All of the data that follows should be retyped exactly, please, except the pictures.

________

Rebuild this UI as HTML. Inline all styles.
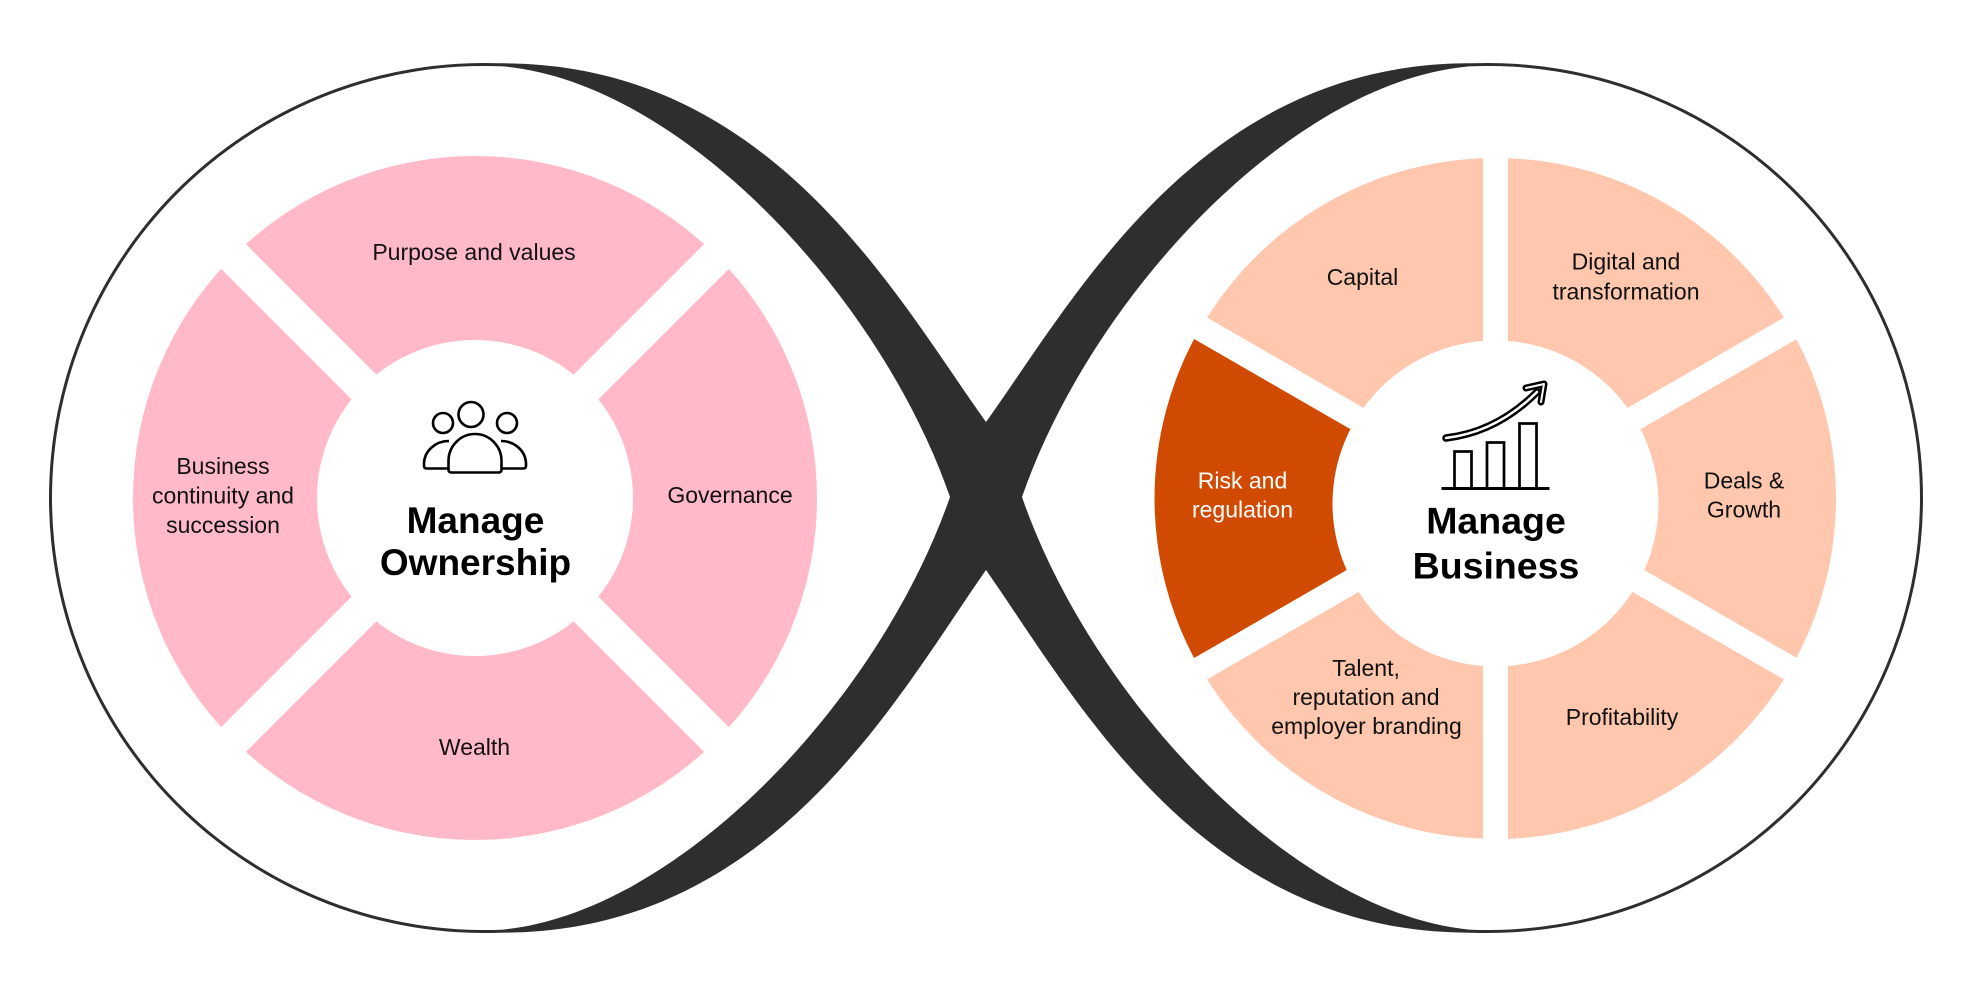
<!DOCTYPE html>
<html>
<head>
<meta charset="utf-8">
<style>
html,body{margin:0;padding:0;background:#fff;}
svg{display:block;}
text{font-family:"Liberation Sans",Arial,sans-serif;}
.lbl{font-size:23px;fill:#111;text-anchor:middle;}
.ttl{font-size:37px;font-weight:bold;fill:#000;text-anchor:middle;}
</style>
</head>
<body>
<svg width="1972" height="997" viewBox="0 0 1972 997" xmlns="http://www.w3.org/2000/svg">
  <rect width="1972" height="997" fill="#fff"/>

  <!-- Infinity ribbon -->
  <path d="M500,63.3 C770,62 895,295 986,422 C1077,295 1202,62 1472,63.3 A435,435 0 0 1 1923,498 A435,435 0 0 1 1472,932.7 C1202,934 1077,700 986,570 C895,700 770,934 500,932.7 A435,435 0 0 1 49,498 A435,435 0 0 1 500,63.3 Z" fill="#2e2e2e"/>
  <path d="M503,66.4 C680,82 880,295 950,497 C880,699 680,912 503,929.6 A432,432 0 0 1 52,498 A432,432 0 0 1 503,66.4 Z" fill="#fff"/>
  <path d="M1469,66.4 C1292,82 1092,295 1022,497 C1092,699 1292,912 1469,929.6 A432,432 0 0 0 1920,498 A432,432 0 0 0 1469,66.4 Z" fill="#fff"/>

  <!-- Left ring -->
  <circle cx="475" cy="498" r="342" fill="#ffb9c9"/>
  <g stroke="#fff" stroke-width="35">
    <line x1="233" y1="256" x2="717" y2="740"/>
    <line x1="233" y1="740" x2="717" y2="256"/>
  </g>
  <circle cx="475" cy="498" r="158" fill="#fff"/>

  <!-- Right ring -->
  <circle cx="1495.5" cy="498.5" r="340.5" fill="#fec7ae"/>
  <path d="M1495.5,498.5 L1200.2,328 A341,341 0 0 0 1200.2,669 Z" fill="#d04a02"/>
  <g stroke="#fff" stroke-width="25">
    <line x1="1495.5" y1="150" x2="1495.5" y2="847"/>
    <line x1="1196.7" y1="671" x2="1794.3" y2="326"/>
    <line x1="1196.7" y1="326" x2="1794.3" y2="671"/>
  </g>
  <circle cx="1495.5" cy="503.5" r="163" fill="#fff"/>

  <!-- People icon -->
  <g fill="#fff" stroke="#000" stroke-width="2.6" stroke-linejoin="round">
    <path d="M449,441 A25,23 0 0 0 424,463 L424,466 Q424,468.5 427,468.5 L449,468.5"/>
    <path d="M501,441 A25,23 0 0 1 526,463 L526,466 Q526,468.5 523,468.5 L501,468.5"/>
    <circle cx="443" cy="423" r="10"/>
    <circle cx="507" cy="423" r="10"/>
    <path d="M448.5,469.5 L448.5,461 A26.5,27 0 0 1 501.5,461 L501.5,469.5 Q501.5,472.5 498.5,472.5 L451.5,472.5 Q448.5,472.5 448.5,469.5 Z"/>
    <circle cx="471" cy="414.5" r="12.5"/>
  </g>

  <!-- Chart icon -->
  <g fill="#fff" stroke="#000" stroke-width="2.7">
    <rect x="1454.5" y="451.5" width="17" height="37"/>
    <rect x="1487" y="442.5" width="17" height="46"/>
    <rect x="1519.5" y="423.5" width="17" height="65"/>
    <line x1="1441.5" y1="488.5" x2="1549.5" y2="488.5" stroke-width="3"/>
  </g>
  <g fill="none" stroke-linecap="round" stroke-linejoin="round">
    <path d="M1446,438 Q1497,432 1537,392" stroke="#000" stroke-width="7.5"/>
    <path d="M1446,438 Q1497,432 1537,392" stroke="#fff" stroke-width="2.5"/>
    <polyline points="1526,388 1544,384 1541,402" stroke="#000" stroke-width="7"/>
    <polyline points="1526,388 1544,384 1541,402" stroke="#fff" stroke-width="2"/>
  </g>

  <!-- Left labels -->
  <text class="lbl" x="474" y="260">Purpose and values</text>
  <text class="lbl" x="223" y="474">Business</text>
  <text class="lbl" x="223" y="503.5">continuity and</text>
  <text class="lbl" x="223" y="533">succession</text>
  <text class="lbl" x="730" y="503">Governance</text>
  <text class="lbl" x="474.5" y="755">Wealth</text>
  <text class="ttl" x="475.5" y="533">Manage</text>
  <text class="ttl" x="475.5" y="575">Ownership</text>

  <!-- Right labels -->
  <text class="lbl" x="1362.5" y="285">Capital</text>
  <text class="lbl" x="1626" y="269.5">Digital and</text>
  <text class="lbl" x="1626" y="299.5">transformation</text>
  <text class="lbl" x="1242.5" y="488.5" style="fill:#fff">Risk and</text>
  <text class="lbl" x="1242.5" y="517.5" style="fill:#fff">regulation</text>
  <text class="lbl" x="1744" y="488.5">Deals &amp;</text>
  <text class="lbl" x="1744" y="517.5">Growth</text>
  <text class="lbl" x="1366" y="676">Talent,</text>
  <text class="lbl" x="1366" y="705">reputation and</text>
  <text class="lbl" x="1366.5" y="734">employer branding</text>
  <text class="lbl" x="1622" y="725">Profitability</text>
  <text class="ttl" x="1496" y="533.5" style="font-size:37.5px">Manage</text>
  <text class="ttl" x="1496" y="578.5" style="font-size:37.5px">Business</text>
</svg>
</body>
</html>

________

§ Result below:
Rebuild this UI as HTML. Inline all styles.
<!DOCTYPE html>
<html>
<head>
<meta charset="utf-8">
<style>
html,body{margin:0;padding:0;background:#fff;}
svg{display:block;}
text{font-family:"Liberation Sans",Arial,sans-serif;}
.lbl{font-size:23px;fill:#111;text-anchor:middle;}
.ttl{font-size:37px;font-weight:bold;fill:#000;text-anchor:middle;}
</style>
</head>
<body>
<svg width="1972" height="997" viewBox="0 0 1972 997" xmlns="http://www.w3.org/2000/svg">
  <rect width="1972" height="997" fill="#fff"/>

  <!-- Infinity ribbon -->
  <path d="M500,63.3 C770,62 895,295 986,422 C1077,295 1202,62 1472,63.3 A435,435 0 0 1 1923,498 A435,435 0 0 1 1472,932.7 C1202,934 1077,700 986,570 C895,700 770,934 500,932.7 A435,435 0 0 1 49,498 A435,435 0 0 1 500,63.3 Z" fill="#2e2e2e"/>
  <path d="M503,66.4 C680,82 880,295 950,497 C880,699 680,912 503,929.6 A432,432 0 0 1 52,498 A432,432 0 0 1 503,66.4 Z" fill="#fff"/>
  <path d="M1469,66.4 C1292,82 1092,295 1022,497 C1092,699 1292,912 1469,929.6 A432,432 0 0 0 1920,498 A432,432 0 0 0 1469,66.4 Z" fill="#fff"/>

  <!-- Left ring -->
  <circle cx="475" cy="498" r="342" fill="#ffb9c9"/>
  <g stroke="#fff" stroke-width="35">
    <line x1="233" y1="256" x2="717" y2="740"/>
    <line x1="233" y1="740" x2="717" y2="256"/>
  </g>
  <circle cx="475" cy="498" r="158" fill="#fff"/>

  <!-- Right ring -->
  <circle cx="1495.5" cy="498.5" r="340.5" fill="#fec7ae"/>
  <path d="M1495.5,498.5 L1200.2,328 A341,341 0 0 0 1200.2,669 Z" fill="#d04a02"/>
  <g stroke="#fff" stroke-width="25">
    <line x1="1495.5" y1="150" x2="1495.5" y2="847"/>
    <line x1="1196.7" y1="671" x2="1794.3" y2="326"/>
    <line x1="1196.7" y1="326" x2="1794.3" y2="671"/>
  </g>
  <circle cx="1495.5" cy="503.5" r="163" fill="#fff"/>

  <!-- People icon -->
  <g fill="#fff" stroke="#000" stroke-width="2.6" stroke-linejoin="round">
    <path d="M449,441 A25,23 0 0 0 424,463 L424,466 Q424,468.5 427,468.5 L449,468.5"/>
    <path d="M501,441 A25,23 0 0 1 526,463 L526,466 Q526,468.5 523,468.5 L501,468.5"/>
    <circle cx="443" cy="423" r="10"/>
    <circle cx="507" cy="423" r="10"/>
    <path d="M448.5,469.5 L448.5,461 A26.5,27 0 0 1 501.5,461 L501.5,469.5 Q501.5,472.5 498.5,472.5 L451.5,472.5 Q448.5,472.5 448.5,469.5 Z"/>
    <circle cx="471" cy="414.5" r="12.5"/>
  </g>

  <!-- Chart icon -->
  <g fill="#fff" stroke="#000" stroke-width="2.7">
    <rect x="1454.5" y="451.5" width="17" height="37"/>
    <rect x="1487" y="442.5" width="17" height="46"/>
    <rect x="1519.5" y="423.5" width="17" height="65"/>
    <line x1="1441.5" y1="488.5" x2="1549.5" y2="488.5" stroke-width="3"/>
  </g>
  <g fill="none" stroke-linecap="round" stroke-linejoin="round">
    <path d="M1446,438 Q1497,432 1537,392" stroke="#000" stroke-width="7.5"/>
    <path d="M1446,438 Q1497,432 1537,392" stroke="#fff" stroke-width="2.5"/>
    <polyline points="1526,388 1544,384 1541,402" stroke="#000" stroke-width="7"/>
    <polyline points="1526,388 1544,384 1541,402" stroke="#fff" stroke-width="2"/>
  </g>

  <!-- Left labels -->
  <text class="lbl" x="474" y="260">Purpose and values</text>
  <text class="lbl" x="223" y="474">Business</text>
  <text class="lbl" x="223" y="503.5">continuity and</text>
  <text class="lbl" x="223" y="533">succession</text>
  <text class="lbl" x="730" y="503">Governance</text>
  <text class="lbl" x="474.5" y="755">Wealth</text>
  <text class="ttl" x="475.5" y="533">Manage</text>
  <text class="ttl" x="475.5" y="575">Ownership</text>

  <!-- Right labels -->
  <text class="lbl" x="1362.5" y="285">Capital</text>
  <text class="lbl" x="1626" y="269.5">Digital and</text>
  <text class="lbl" x="1626" y="299.5">transformation</text>
  <text class="lbl" x="1242.5" y="488.5" style="fill:#fff">Risk and</text>
  <text class="lbl" x="1242.5" y="517.5" style="fill:#fff">regulation</text>
  <text class="lbl" x="1744" y="488.5">Deals &amp;</text>
  <text class="lbl" x="1744" y="517.5">Growth</text>
  <text class="lbl" x="1366" y="676">Talent,</text>
  <text class="lbl" x="1366" y="705">reputation and</text>
  <text class="lbl" x="1366.5" y="734">employer branding</text>
  <text class="lbl" x="1622" y="725">Profitability</text>
  <text class="ttl" x="1496" y="533.5" style="font-size:37.5px">Manage</text>
  <text class="ttl" x="1496" y="578.5" style="font-size:37.5px">Business</text>
</svg>
</body>
</html>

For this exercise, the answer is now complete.